W poniedziałek podopieczne Dariusza Parkitnego przegrały z Budowlanymi w Łodzi 0:3. Mimo że gospodynie nie prezentowały się tego dnia najlepiej, pomarańczowo-czarne nie ugrały żadnego seta, ale napędziły trochę stracha rywalkom.
- Próbowałyśmy narzucić naszą grę, tylko gdzieś nie udawało się zaatakować, może zablokować. Nie rozpatruję tego w kategorii czy Budowlane grały słabiej czy my lepiej. Chciałyśmy się postawić i grać na równi. Przez jakiś czas nam to wychodziło. Mam nadzieję, że z każdym meczem będzie coraz lepiej i zaczniemy wygrywać. A jeśli nie wygrywać, to chociaż zabierać punkty - oceniła Olga Pawlukowska.

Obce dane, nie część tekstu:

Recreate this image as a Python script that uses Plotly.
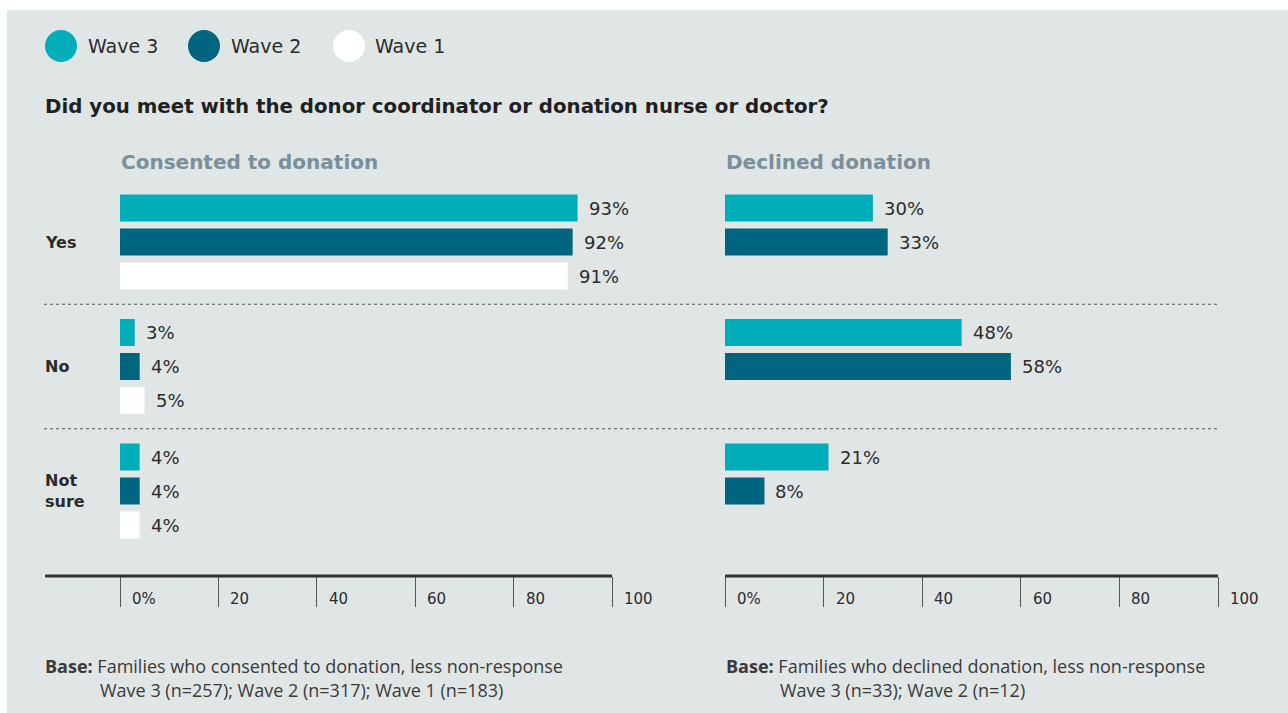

Choć w żadnym z dotychczas rozgrywanych spotkań zespół z Ostrowca nie był faworytem, zdołał zdobyć jeden punkt w starciu z Tauronem MKS Dąbrowa Górnicza w 2. kolejce. Jak zapewnia Białorusinka, jej zespół nie ma celów minimalnych na każdy pojedynek.
- Każda drużyna przyjeżdża tylko i wyłącznie wygrywać. Niestety w tym sezonie jeszcze nam się to nie udało, ale możemy śmiało powiedzieć, że walczyłyśmy. W tej grupie jest potencjał. Chcemy pokazywać, ze jesteśmy warte tego wygrywania. Być może mamy jeszcze trochę braków w zgraniu, ale jesteśmy spokojne, bo to dopiero początek sezonu - powiedziała libero KSZO Ostrowiec Świętokrzyski.
ZOBACZ WIDEO Legia - Real. Był Prijo, było party!
Jeszcze we wrześniu Pawlukowska wraz z reprezentacją Białorusi uczestniczyła w turniejach eliminacyjnych do przyszłorocznych Mistrzostw Europy, co opóźniło nieco jej przygotowania do sezonu klubowego.
- Faktycznie trochę późno dołączyłam do zespołu, bo rozgrywałam mecze eliminacji do Mistrzostw Europy. Wyszłyśmy z naszej grupy z pierwszego miejsca, co mnie bardzo cieszy. Byłam podstawową zawodniczką, grałam non stop. Niestety, nie miałam zmiany, więc trochę jestem zmęczona i to pewnie teraz widać - przyznała siatkarka.
Białorusinka jest nową postacią w KSZO. Dwa poprzednie sezony spędziła w PTPS-ie Piła. Jak sama przyznaje, cieszy się ze zmiany barw klubowych.
- Bardzo jestem zadowolona z transferu. Stanowimy dobry kolektyw - zarówno wśród dziewczyn, jak i w sztabie panuje pozytywna atmosfera. Jak na razie mamy dobre momenty. Mam nadzieję, że będziemy szły do przodu - oznajmiła Pawlukowska.
Latem Orlen Liga została powiększona o dwa zespoły. Zdaniem libero KSZO nie jest to powód do obaw dla jej drużyny.
- Nie boimy się beniaminków, ale jak najbardziej ich szanujemy. Trzeba walczyć z każdym zespołem. Do meczów należy podejść z respektem, ale i pewnością siebie i grać swoją grę - zakończyła zawodniczka.
Kolejny mecz ostrowczanki rozegrają w sobotę o 17:00. We własnej hali podejmą Polski Cukier Muszyniankę Enea Muszyna.